About

Welcome to my blog, although I feel like Emperor Candrax from the planet Tron even using the phrase. ‘Blog’ is a vile word. (‘That’s an ill phrase, a vile phrase’). We all know the derivation of it – ‘web log’ (OMG!, that’s so neat!) But it’s such a clunky word. And there are so many more beautiful ones that could have been created, with a little imagination. How about, for example, ‘Ethechron’: an Ether Chronicle? Particularly appropriate as ‘ether’ can be defined as ‘the space between particles’. There has to be a joke in there about the space between articles. I wish I could think of one.

I also like ‘ViDi’: a Virtual Diary, and not at all a sexually transmitted infection. A ‘Journet’ or ‘Journal on the Net’ has a French and faux sophistique ring to it. ‘Orbital Dicta’ – oh, now, I like that! Thinking with gas, there! In fact, now I do think of it, I’m going to have a page somewhere on this bleedin’ blog called ‘Obiter Dicta’. Space age technology maybe, but we should never lose touch with the classics. O tempora, O mores!

πάντα χωρεῖ καὶ οὐδὲν μένει καὶ δὶς ἐς τὸν αὐτὸν ποταμὸν οὐκ ἂν ἐμβαίης

Onyhoo, hard hats are recommended – not only because this site is still under construction, but also because some of my ideas are not predigested, mindless pap regurgitated from some execrable TV show or Celeb magazine. (Did you see what I did there? ‘Not only… but also’, not only as in the Pete and Dud show of the 60s, but also a translation of the Latin ‘non modo … sed etiam’ – just after some classical tags. This isn’t just thrown together you know.) Weapons grade readers are welcome here; as are people with liberal values.

(The Latin phrase means ‘O what times! O what customs!’ and was first said by Cicero. He was not a Brazilian footballer. The Greek sentence is pronounced ‘Panta chōrei kai ouden menei kai dis es ton auton potamon ouk an embaies’. It means ‘”Everything changes and nothing remains and you cannot step twice into the same stream”. Said by Heraclitus of Ephesus. (It’s on his Greatest Hits compilation, ‘Now That’s What I Call Metaphysics, 29.’) It is also pretty much the central tenet of Buddhism. I’m not really a Buddhist, but I may have achieved enlightenment. Through a mixture of spirituous liquors, loving the same woman for over 40 years and daydreaming a lot. Rather than working a lot. I can recommend it. If you don’t end up thinking like the Buddha, you certainly end up looking like him.

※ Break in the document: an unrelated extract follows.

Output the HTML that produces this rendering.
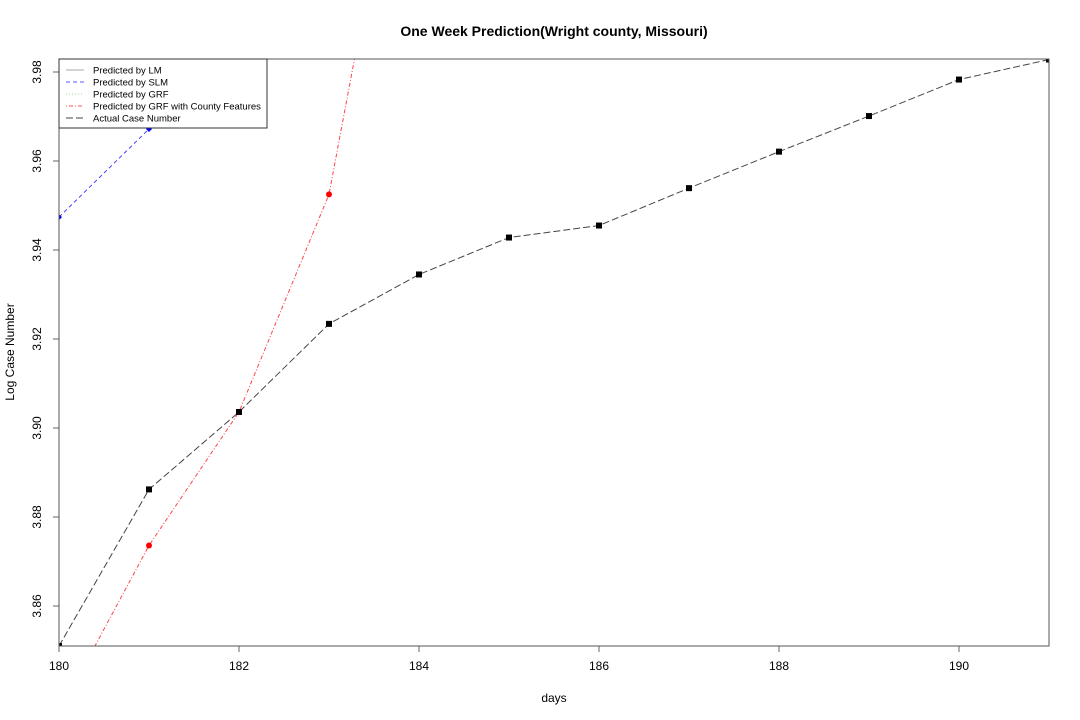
<!DOCTYPE html>
<html><head><meta charset="utf-8"><style>
body{margin:0;background:#fff}
svg{font-family:"Liberation Sans",Arial,sans-serif;display:block}
</style></head><body>
<svg id="chart" width="1080" height="720" viewBox="0 0 1080 720">
<defs><clipPath id="clip"><rect x="59" y="59" width="990" height="587"/></clipPath></defs>
<text x="554" y="36" text-anchor="middle" font-size="14" font-weight="bold">One Week Prediction(Wright county, Missouri)</text>
<text x="554" y="702" text-anchor="middle" font-size="12">days</text>
<text transform="translate(14,352) rotate(-90)" text-anchor="middle" font-size="12">Log Case Number</text>
<g id="axes"></g>
<g id="series" clip-path="url(#clip)"></g>
<rect x="59" y="59" width="990" height="587" fill="none" stroke="#555" stroke-width="1"/>
<g>
<rect x="59" y="59" width="208" height="69" fill="#fff" stroke="#333" stroke-width="1"/>
<g font-size="9.5">
<line x1="66" y1="70" x2="84" y2="70" stroke="#aaa"/>
<text x="93" y="73.5">Predicted by LM</text>
<line x1="66" y1="82" x2="84" y2="82" stroke="#55f" stroke-dasharray="4,3"/>
<text x="93" y="85.5">Predicted by SLM</text>
<line x1="66" y1="94" x2="84" y2="94" stroke="#8e8" stroke-dasharray="1,2"/>
<text x="93" y="97.5">Predicted by GRF</text>
<line x1="66" y1="106" x2="84" y2="106" stroke="#f55" stroke-dasharray="1,2,4,2"/>
<text x="93" y="109.5">Predicted by GRF with County Features</text>
<line x1="66" y1="118" x2="84" y2="118" stroke="#444" stroke-dasharray="7,3"/>
<text x="93" y="121.5">Actual Case Number</text>
</g></g>
</svg>
<script>
const days=[180,181,182,183,184,185,186,187,188,189,190,191];
const actual=[3.851,3.8862,3.9036,3.9234,3.9345,3.9428,3.9455,3.9539,3.9621,3.9701,3.9783,3.9828];
const slmDays=[180,181];
const slm=[3.9474,3.9672];
const grfcDays=[180,181,182,183,184];
const grfc=[3.836,3.8736,3.9036,3.9525,4.06];
const grfcMarkDays=[181,183];
const grfcMarks=[3.8736,3.9525];
const xTicks=[180,182,184,186,188,190];
const yTicks=[3.86,3.88,3.90,3.92,3.94,3.96,3.98];
const X=d=>59+(d-180)*90;
const Y=v=>606-(v-3.86)*4450;
const NS="http://www.w3.org/2000/svg";
function mk(t,a,p){const e=document.createElementNS(NS,t);for(const k in a)e.setAttribute(k,a[k]);p.appendChild(e);return e;}
const ax=document.getElementById('axes');
xTicks.forEach(t=>{
 const l=mk('line',{x1:X(t),x2:X(t),y1:646,y2:652,stroke:'#666'},ax);
 
 
 const tx=mk('text',{x:X(t),y:670,'text-anchor':'middle','font-size':12},ax);tx.textContent=t;
 
 
});
yTicks.forEach(t=>{
 const l=mk('line',{x1:53,x2:59,y1:Y(t),y2:Y(t),stroke:'#666'},ax);
 
 
 const tx=mk('text',{transform:`translate(41,${Y(t)}) rotate(-90)`,'text-anchor':'middle','font-size':12},ax);tx.textContent=t.toFixed(2);
 
 
});
const s=document.getElementById('series');
function line(xs,ys,color,dash,name){
 const p=mk('polyline',{points:xs.map((d,i)=>X(d)+','+Y(ys[i])).join(' '),fill:'none',stroke:color,'stroke-width':1,'stroke-dasharray':dash},s);
 
 
}
line(days,actual,'#444','7,3','actual-line');
line(slmDays,slm,'#44f','4,3','slm-line');
line(grfcDays,grfc,'#f44','1,2,4,2','grf-county-line');
days.forEach((d,i)=>{const r=mk('rect',{x:X(d)-3,y:Y(actual[i])-3,width:6,height:6,fill:'#000'},s);
 
 });
slmDays.forEach((d,i)=>{const c=mk('path',{d:`M${X(d)-3},${Y(slm[i])}L${X(d)},${Y(slm[i])-3}L${X(d)+3},${Y(slm[i])}L${X(d)},${Y(slm[i])+3}Z`,fill:'#00f'},s);
 
 });
grfcMarkDays.forEach((d,i)=>{const c=mk('circle',{cx:X(d),cy:Y(grfcMarks[i]),r:3,fill:'#f00'},s);
 
 });
</script>
</body></html>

Will you join me in a think?

The Life and Times ….
(short version, nicked from my literary agent’s website. Or should I say ‘bsite’?)

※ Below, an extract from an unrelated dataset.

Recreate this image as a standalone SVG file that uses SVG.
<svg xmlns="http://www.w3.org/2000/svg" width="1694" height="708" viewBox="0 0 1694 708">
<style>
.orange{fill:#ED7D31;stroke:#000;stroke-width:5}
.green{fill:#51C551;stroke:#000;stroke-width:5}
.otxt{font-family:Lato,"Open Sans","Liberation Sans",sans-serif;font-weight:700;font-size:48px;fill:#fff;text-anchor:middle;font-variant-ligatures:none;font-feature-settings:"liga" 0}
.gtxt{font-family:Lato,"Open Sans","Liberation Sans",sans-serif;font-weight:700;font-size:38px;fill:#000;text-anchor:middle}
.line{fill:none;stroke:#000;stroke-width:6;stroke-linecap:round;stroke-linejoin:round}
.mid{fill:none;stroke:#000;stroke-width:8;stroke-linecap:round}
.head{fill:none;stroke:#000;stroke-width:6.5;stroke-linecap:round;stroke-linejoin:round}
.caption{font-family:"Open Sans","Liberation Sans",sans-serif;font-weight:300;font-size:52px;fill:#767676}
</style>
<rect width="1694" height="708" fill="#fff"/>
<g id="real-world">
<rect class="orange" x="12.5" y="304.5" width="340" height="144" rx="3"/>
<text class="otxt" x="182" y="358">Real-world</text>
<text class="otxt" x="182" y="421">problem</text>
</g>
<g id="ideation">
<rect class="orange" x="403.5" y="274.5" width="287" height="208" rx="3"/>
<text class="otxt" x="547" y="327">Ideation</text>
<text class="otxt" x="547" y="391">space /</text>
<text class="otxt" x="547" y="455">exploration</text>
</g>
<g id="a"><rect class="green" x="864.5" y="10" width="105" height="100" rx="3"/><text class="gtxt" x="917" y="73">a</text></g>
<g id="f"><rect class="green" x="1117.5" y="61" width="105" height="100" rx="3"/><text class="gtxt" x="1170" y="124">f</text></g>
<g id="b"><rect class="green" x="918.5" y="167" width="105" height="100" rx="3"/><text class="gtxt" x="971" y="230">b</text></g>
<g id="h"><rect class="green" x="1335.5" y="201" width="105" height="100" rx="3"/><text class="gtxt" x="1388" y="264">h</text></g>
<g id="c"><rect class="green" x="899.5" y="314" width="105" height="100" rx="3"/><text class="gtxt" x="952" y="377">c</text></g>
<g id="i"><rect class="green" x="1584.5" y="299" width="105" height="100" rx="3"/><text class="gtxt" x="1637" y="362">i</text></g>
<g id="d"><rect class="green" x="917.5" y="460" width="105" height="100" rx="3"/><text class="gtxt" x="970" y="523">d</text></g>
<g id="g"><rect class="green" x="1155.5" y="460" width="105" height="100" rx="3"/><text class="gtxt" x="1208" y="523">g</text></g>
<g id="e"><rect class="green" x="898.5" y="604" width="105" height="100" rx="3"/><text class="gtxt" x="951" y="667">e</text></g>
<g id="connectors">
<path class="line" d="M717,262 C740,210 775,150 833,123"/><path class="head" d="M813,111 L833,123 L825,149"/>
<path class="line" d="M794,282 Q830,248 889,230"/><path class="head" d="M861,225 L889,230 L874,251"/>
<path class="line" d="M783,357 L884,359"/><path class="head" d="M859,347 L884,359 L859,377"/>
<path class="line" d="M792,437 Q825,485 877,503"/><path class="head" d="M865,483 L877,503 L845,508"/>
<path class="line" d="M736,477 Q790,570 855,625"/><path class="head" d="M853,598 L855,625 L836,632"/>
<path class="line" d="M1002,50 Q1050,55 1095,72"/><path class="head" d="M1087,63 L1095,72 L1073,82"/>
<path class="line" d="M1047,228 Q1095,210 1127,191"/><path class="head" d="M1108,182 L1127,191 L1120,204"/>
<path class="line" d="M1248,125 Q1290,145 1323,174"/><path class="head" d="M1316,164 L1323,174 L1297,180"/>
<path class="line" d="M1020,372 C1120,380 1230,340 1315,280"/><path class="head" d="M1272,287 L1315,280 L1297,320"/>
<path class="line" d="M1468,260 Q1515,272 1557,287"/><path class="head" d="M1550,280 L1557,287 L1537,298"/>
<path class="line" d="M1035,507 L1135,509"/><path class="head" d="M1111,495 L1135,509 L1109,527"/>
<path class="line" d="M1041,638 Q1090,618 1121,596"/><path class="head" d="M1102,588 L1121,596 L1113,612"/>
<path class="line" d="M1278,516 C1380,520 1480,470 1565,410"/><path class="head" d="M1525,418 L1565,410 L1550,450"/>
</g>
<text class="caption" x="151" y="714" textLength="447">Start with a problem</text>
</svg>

My name is Dennis O’Donnell and I was born in Bathgate, West Lothian in 1951. I still live in the West Lothian hinterland. I am very married – in fact, since 1972.

I have been a teacher, a joiner’s labourer and, in my youth, a chicken catcher. Nowadays I’m too old to catch chickens and too wise to be a teacher. I have also been a columnist for The Scotsman. Most recently, I’ve been in psychiatry – on the nursing side.

I have had two collections of poetry published by Curly Snake Press – ‘Two Clocks Ticking’ (Winner of the Saltire First Book Award 1997); and ‘Smoke & Mirrors’ (2003). Nobody has yet agreed to publish my next collection, ‘The Last Ostrich in Shotts’.

A memoir of my time as an orderly in a secure psychiatric unit, ‘The Locked Ward’, will be published by Jonathan Cape in January 2012.